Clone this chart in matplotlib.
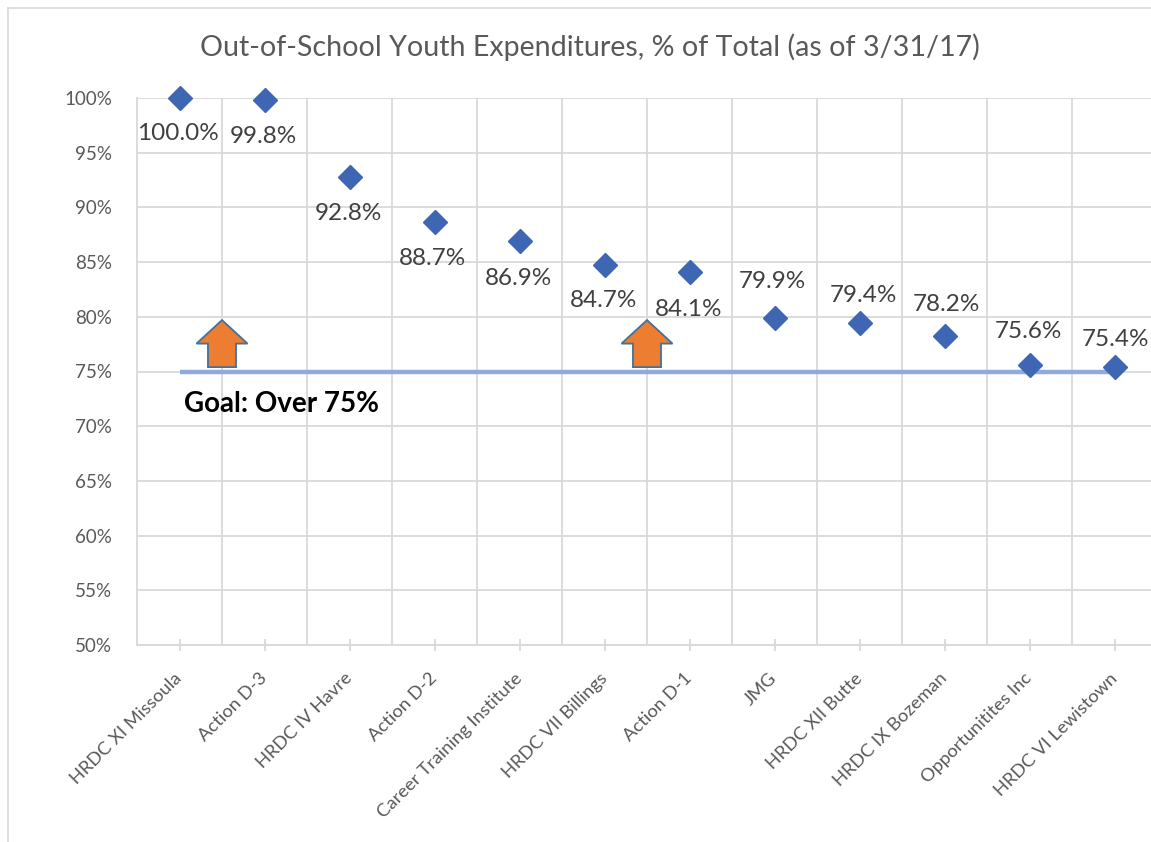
import matplotlib.pyplot as plt
from matplotlib.patches import FancyArrow
from matplotlib.lines import Line2D

plt.rcParams['font.family'] = ['Lato', 'DejaVu Sans']

# data
categories = ['HRDC XI Missoula', 'Action D-3', 'HRDC IV Havre', 'Action D-2',
              'Career Training Institute', 'HRDC VII Billings', 'Action D-1', 'JMG',
              'HRDC XII Butte', 'HRDC IX Bozeman', 'Opportunitites Inc', 'HRDC VI Lewistown']
pct = [100.0, 99.8, 92.8, 88.7, 86.9, 84.7, 84.1, 79.9, 79.4, 78.2, 75.6, 75.4]
goal = 75
arrow_pos = [0.5, 5.5]  # arrows sit between categories

# label offsets in pixels (Excel put some labels below, some above)
label_off = [(-2, -36), (-1, -36), (-1, -37), (-2, -37), (-1, -37), (-1, -35),
             (-1, -38), (-2, 36), (4, 28), (2, 32), (-1, 33), (1, 28)]

W, H = 1151, 842
fig = plt.figure(figsize=(W / 100, H / 100), dpi=100)
fig.patch.set_facecolor('white')

# outer chart border
fig.add_artist(Line2D([8 / W, 8 / W], [0, 1 - 8 / H], color='#d9d9d9', lw=1.2))
fig.add_artist(Line2D([8 / W, 1], [1 - 8 / H, 1 - 8 / H], color='#d9d9d9', lw=1.2))

ax = fig.add_axes([137 / W, (H - 645) / H, 1020 / W, (645 - 98) / H])
x = list(range(len(categories)))

grid_c = '#d9d9d9'
for b in [i + 0.5 for i in x[:-1]]:
    ax.axvline(b, color=grid_c, lw=1.3, zorder=0)
ax.yaxis.grid(True, color=grid_c, lw=1.3, zorder=0)
ax.set_axisbelow(True)

ax.plot([0, len(categories) - 1], [goal, goal], color='#8faadc', lw=3.2,
        solid_capstyle='butt', zorder=2)

ax.plot(x, pct, linestyle='none', marker='D', markersize=12.5,
        color='#3f66b3', zorder=4, clip_on=False)

for xi, v, (dx, dy) in zip(x, pct, label_off):
    ax.annotate(f'{v:.1f}%', (xi, v), xytext=(dx, dy), textcoords='offset pixels',
                ha='center', va='center', fontsize=17.5, color='#404040', zorder=5)

for ap in arrow_pos:
    ax.add_patch(FancyArrow(ap, goal + 0.4, 0, 4.3, width=0.33, head_width=0.6,
                            head_length=2.15, length_includes_head=True,
                            facecolor='#ed7d31', edgecolor='#41719c', lw=1.3,
                            zorder=3))

ax.text(0.05, 72.0, 'Goal: Over 75%', fontsize=20, fontweight='bold',
        color='black', ha='left', va='center')

ax.set_xlim(-0.5, len(categories) - 0.5)
ax.set_ylim(50, 100)
ax.set_yticks(range(50, 101, 5))
ax.set_yticklabels([f'{t}%' for t in range(50, 101, 5)])
ax.set_xticks(x)
ax.set_xticklabels(categories, rotation=45, ha='right', va='center',
                   rotation_mode='anchor')

for s in ['top', 'right']:
    ax.spines[s].set_visible(False)
ax.spines['left'].set_color(grid_c)
ax.spines['left'].set_linewidth(1.3)
ax.spines['bottom'].set_color(grid_c)
ax.spines['bottom'].set_linewidth(1.3)
ax.tick_params(axis='y', length=0, pad=18, labelsize=13.5, labelcolor='#595959')
ax.tick_params(axis='x', direction='inout', length=8, width=1.3, color=grid_c,
               pad=18, labelsize=13.2, labelcolor='#595959')

fig.text(590 / W, 1 - 47 / H, 'Out-of-School Youth Expenditures, % of Total (as of 3/31/17)',
         ha='center', va='center', fontsize=20.6, color='#595959')

fig.savefig('out.png', dpi=100, facecolor='white')
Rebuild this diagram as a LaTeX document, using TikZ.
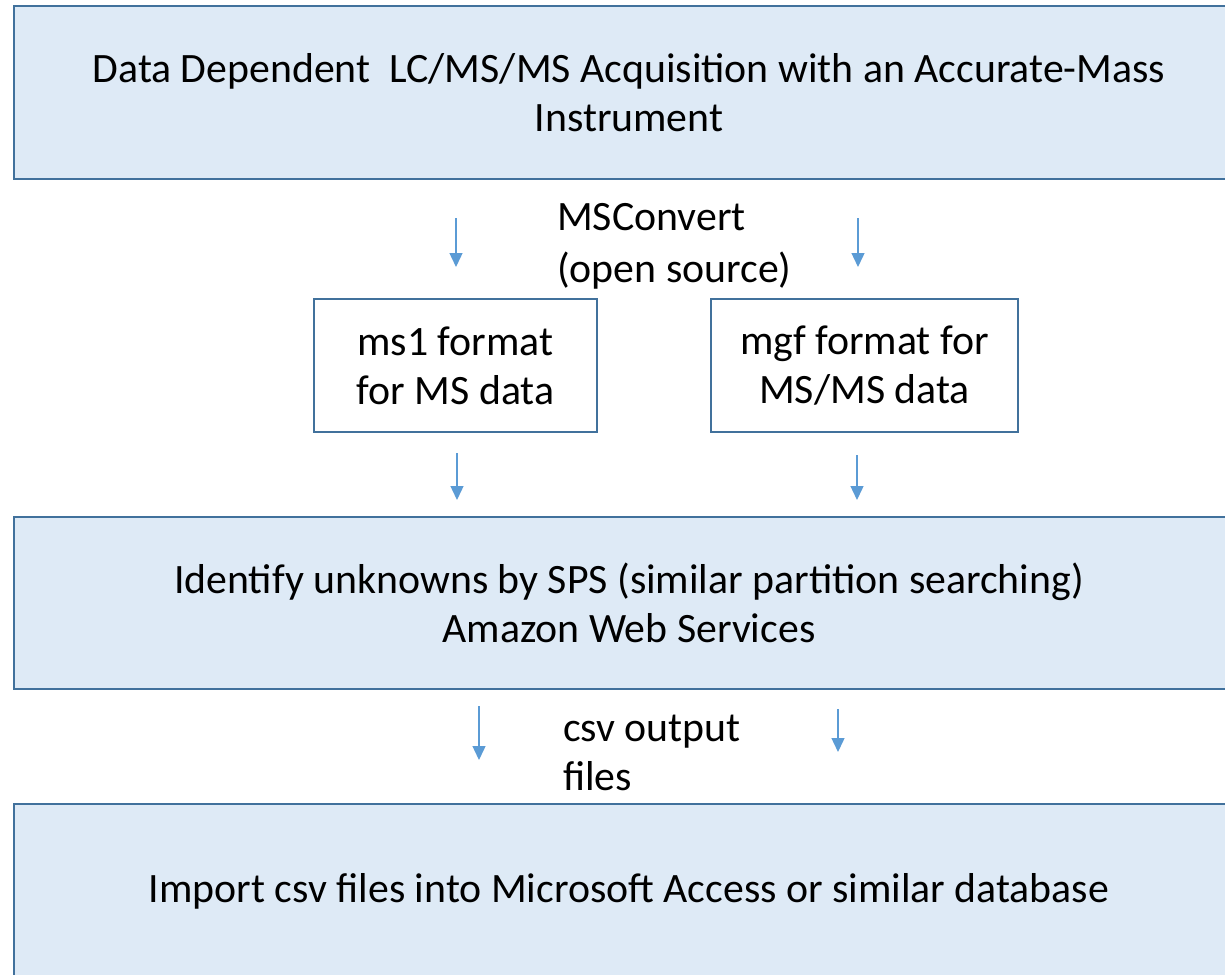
\documentclass[tikz,border=0pt]{standalone}
\usepackage{fontspec}
\setmainfont{Carlito}
\usetikzlibrary{arrows.meta}
\definecolor{boxfill}{HTML}{DEEAF6}
\definecolor{boxdraw}{HTML}{41719C}
\definecolor{arrowc}{HTML}{5B9BD5}
\tikzset{
  txt/.style={font=\fontsize{41.8}{49}\selectfont, text=black},
  bigbox/.style={txt, draw=boxdraw, fill=boxfill, line width=2.5pt, align=center, inner sep=0pt},
  smallbox/.style={txt, draw=boxdraw, fill=white, line width=1.8pt, align=center, inner sep=0pt},
  lbl/.style={txt, align=left, inner sep=0pt, anchor=west},
  flow/.style={draw=arrowc, line width=1.4pt, -{Triangle[length=14pt,width=13pt]}}
}
\begin{document}
\begin{tikzpicture}[x=1pt,y=-1pt]
\useasboundingbox (0,0) rectangle (1225,974);
\clip (0,0) rectangle (1225,974);
\node[bigbox, minimum width=1230pt, minimum height=173pt] (acq) at (629,92.5)
  {Data Dependent\ \ LC/MS/MS Acquisition with an Accurate-Mass\\Instrument};
\node[smallbox, minimum width=283pt, minimum height=133pt] (ms1) at (455.5,365.5)
  {ms1 format\\for MS data};
\node[smallbox, minimum width=307pt, minimum height=133pt] (mgf) at (864.5,365.5)
  {mgf format for\\MS/MS data};
\node[bigbox, minimum width=1230pt, minimum height=172pt] (sps) at (629,603)
  {Identify unknowns by SPS (similar partition searching)\\Amazon Web Services};
\node[bigbox, minimum width=1230pt, minimum height=174pt] (imp) at (629,891)
  {Import csv files into Microsoft Access or similar database};
\node[lbl, font=\fontsize{41.8}{52}\selectfont] (msc) at (557,246) {MSConvert\\(open source)};
\node[lbl] (csv) at (563,753) {csv output\\files};
% free arrows
\coordinate (a1s) at (456,218); \coordinate (a1e) at (456,267);
\coordinate (a2s) at (858,218); \coordinate (a2e) at (858,267);
\coordinate (a3s) at (457,453); \coordinate (a3e) at (457,500);
\coordinate (a4s) at (857,455); \coordinate (a4e) at (857,500);
\coordinate (a5s) at (479,706); \coordinate (a5e) at (479,760);
\coordinate (a6s) at (838,709); \coordinate (a6e) at (838,752);
\draw[flow] (a1s) -- (a1e);
\draw[flow] (a2s) -- (a2e);
\draw[flow] (a3s) -- (a3e);
\draw[flow] (a4s) -- (a4e);
\draw[flow] (a5s) -- (a5e);
\draw[flow] (a6s) -- (a6e);
\end{tikzpicture}
\end{document}
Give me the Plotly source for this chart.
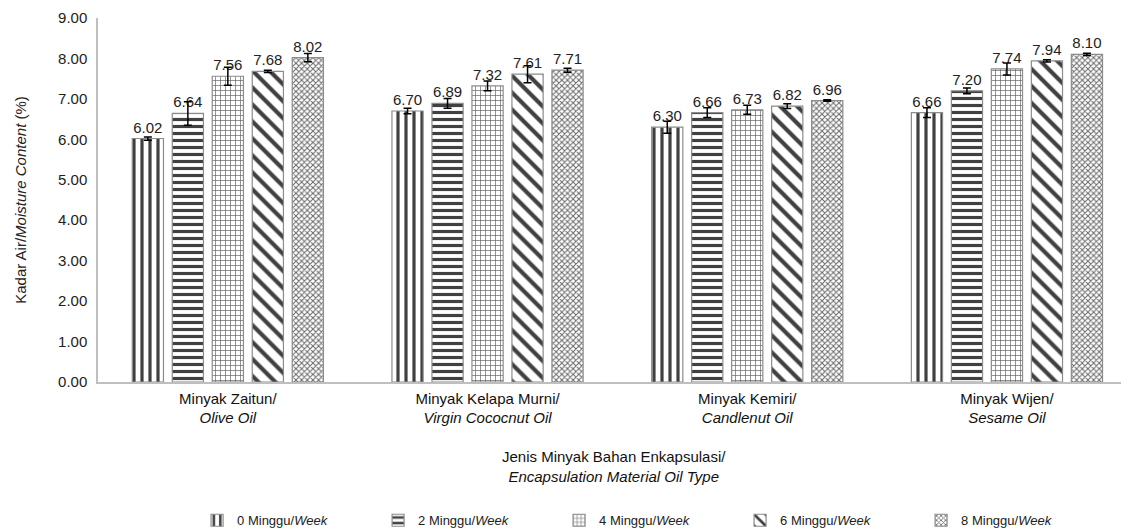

****************************************

TASK DESCRIPTION
Gather each line in the data that holds the string "matplotlib".

ANSWER TO THE TASK
Clone this chart in matplotlib.
import matplotlib.pyplot as plt
from matplotlib.patches import FancyArrow
from matplotlib.lines import Line2D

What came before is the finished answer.